What did Donald Trump do today?
He issued a commemorative coin, which is actually a huge problem.
This morning, Trump's White House Military Office unveiled its official "challenge coin" commemorating the summit meeting with North Korea. Challenge coins are traditional gifts given by diplomatic or military leaders, especially for participation in significant events.
Normally uncontroversial, the Trump coin has managed to stir controversy for a number of reasons. It depicts Trump and Kim Jong-un as equals--which has real-world diplomatic overtones. The ruling members of North Korea's hereditary dictatorship have been trying for decades to force the United States to acknowledge them as peers, knowing that this would make it more difficult to act against the regime when necessary.
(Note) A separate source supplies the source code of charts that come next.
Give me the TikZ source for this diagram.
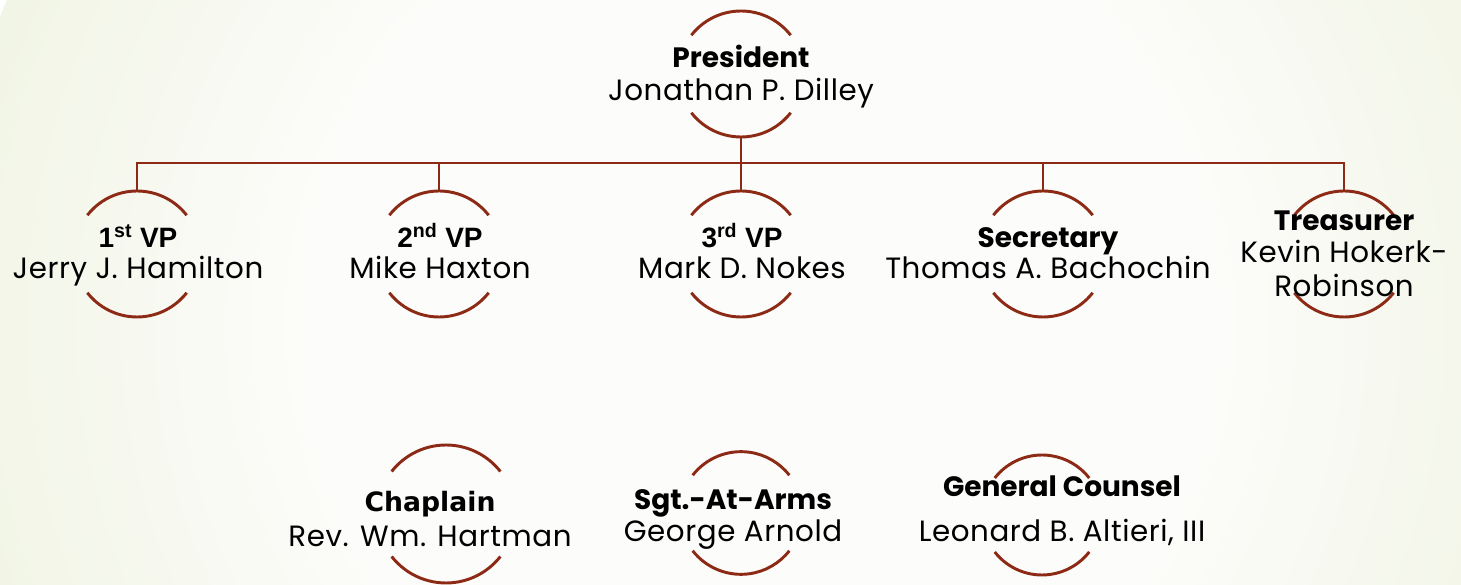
\documentclass[tikz,border=0pt]{standalone}
\usepackage{fontspec}
\setmainfont{Poppins}
\newfontfamily\arialf{Liberation Sans}
\newfontfamily\dejaf{DejaVu Sans}
\usetikzlibrary{calc}
\definecolor{arcred}{RGB}{140,42,22}
\definecolor{bgout}{RGB}{220,231,188}
\definecolor{bgin}{RGB}{252,252,250}
\pgfdeclareradialshading{bgshade}{\pgfpoint{0bp}{0bp}}{color(0bp)=(bgin); color(14bp)=(bgin); color(46bp)=(bgout); color(72bp)=(bgout)}
\tikzset{
  circ/.style={circle, draw=none, inner sep=0pt, outer sep=0pt, minimum size=94.5pt},
  arcst/.style={draw=arcred, line width=2.2pt},
  conn/.style={draw=arcred, line width=2.2pt},
  ttl/.style={anchor=base, inner sep=0pt, font=\fontsize{21}{24}\selectfont\bfseries},
  vttl/.style={anchor=base, inner sep=0pt, font=\fontsize{21}{24}\selectfont\arialf\bfseries},
  nm/.style={anchor=base, inner sep=0pt, font=\fontsize{22}{24}\selectfont\addfontfeature{LetterSpace=2}}
}
\newcommand{\arcs}[1]{%
  \draw[arcst] (#1.142) arc[start angle=142, end angle=38, radius=47.25pt];
  \draw[arcst] (#1.218) arc[start angle=218, end angle=322, radius=47.25pt];}
\begin{document}
\begin{tikzpicture}[x=0.75pt, y=0.75pt]
\useasboundingbox (0,0) rectangle (1461,585);
\begin{scope}
\clip (0,0) rectangle (1461,585);
\shade[shading=bgshade] (760,260) circle (820);
\end{scope}
% circles
\node[circ] (pres) at (741,511) {};
\node[circ] (v1) at (137,331) {};
\node[circ] (v2) at (439,331) {};
\node[circ] (v3) at (741,331) {};
\node[circ] (sec) at (1043,331) {};
\node[circ] (tre) at (1344,331) {};
\node[circ, minimum size=103.5pt] (chap) at (446,71) {};
\node[circ, minimum size=92pt] (sgt) at (741,72) {};
\node[circ, minimum size=90pt] (gc) at (1042,70) {};
\arcs{pres}\arcs{v1}\arcs{v2}\arcs{v3}\arcs{sec}\arcs{tre}
\draw[arcst] (chap.142) arc[start angle=142, end angle=38, radius=51.75pt];
\draw[arcst] (chap.218) arc[start angle=218, end angle=322, radius=51.75pt];
\draw[arcst] (sgt.142) arc[start angle=142, end angle=38, radius=46pt];
\draw[arcst] (sgt.218) arc[start angle=218, end angle=322, radius=46pt];
\draw[arcst] (gc.142) arc[start angle=142, end angle=38, radius=45pt];
\draw[arcst] (gc.218) arc[start angle=218, end angle=322, radius=45pt];
% connectors
\coordinate (bus) at (741,422);
\draw[conn] (v1.north) |- (bus) -| (tre.north);
\draw[conn] (pres.south) -- (v3.north);
\draw[conn] (v2.north) -- (v2.north |- bus);
\draw[conn] (sec.north) -- (sec.north |- bus);
% texts
\node[ttl] (t0) at (741,517) {President};
\node[nm] (n0) at (741,484) {Jonathan P. Dilley};
\node[vttl] (t1) at (138,337) {1\textsuperscript{st} VP};
\node[nm] (n1) at (138,306) {Jerry J. Hamilton};
\node[vttl] (t2) at (440,337) {2\textsuperscript{nd} VP};
\node[nm] (n2) at (440,306) {Mike Haxton};
\node[vttl] (t3) at (742,337) {3\textsuperscript{rd} VP};
\node[nm] (n3) at (742,306) {Mark D. Nokes};
\node[ttl] (t4) at (1048,337) {Secretary};
\node[nm] (n4) at (1048,306) {Thomas A. Bachochin};
\node[ttl] (t5) at (1344,354) {Treasurer};
\node[nm] (n5) at (1344,322) {Kevin Hokerk-};
\node[nm] (n5b) at (1344,288) {Robinson};
\node[anchor=base, inner sep=0pt, font=\fontsize{20}{24}\selectfont\dejaf\bfseries] (t6) at (430,73) {Chaplain};
\node[nm] (n6) at (430,38) {Rev. Wm. Hartman};
\node[ttl] (t7) at (733,75) {Sgt.-At-Arms};
\node[nm] (n7) at (733,43) {George Arnold};
\node[ttl] (t8) at (1062,88) {General Counsel};
\node[nm] (n8) at (1062,43) {Leonard B. Altieri, III};
\end{tikzpicture}
\end{document}
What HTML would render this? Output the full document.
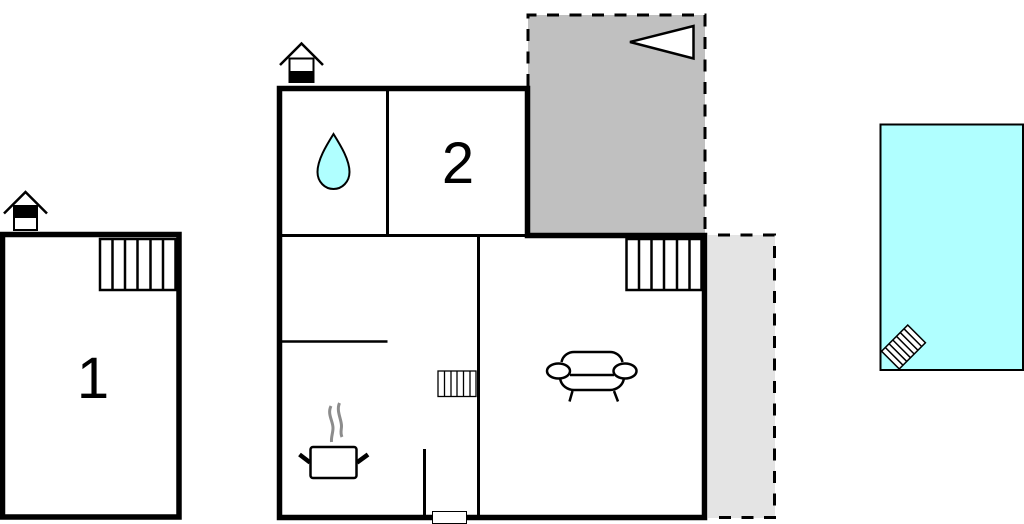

The coin also refers to Kim by his preferred honorific, "Supreme Leader." Kim inherited this title after his father Kim Jong-il died, and held on to it--as Trump has noted with undisguised admiration--by ordering the assassination of all potential rivals from within the ranks of the North Korean elite. His government is known to engage in any number of brutal forms of human rights abuses, including torture, enslavement, and the punitive rape of women for their family members' political crimes. The United States did not typically (until now) acknowledge the legitimacy of Kim's government by using that title.
But most significantly, the coin "commemorates" a summit that still may not happen. Even Trump is having second thoughts about the wisdom of the meeting he single-handedly brought about. Trump has apparently belatedly realized what everyone else concerned already knew: that Kim has no intention of actually giving up his nuclear weapons, an outcome that Trump promised would be the result. (In fairness to Kim, while Trump claimed that Kim had offered "denuclearization," Kim's own statement on the matter said no such thing.)
Since agreeing to become the first U.S. president ever to dignify the North Korean regime with a summit, Trump has called Kim "very honorable," praised his "excellent" treatment of hostages, and capitulated to Kim's demand that he cancel joint U.S.-South Korea military exercises.
Why does this matter?
- Even a president as fond of dictators and strongmen as Trump is should have been able to understand why trusting Kim Jong-un to do right by the United States was a bad idea.
- Diplomacy and foreign policy are too important to screw up this badly, especially where hostile nuclear powers are involved.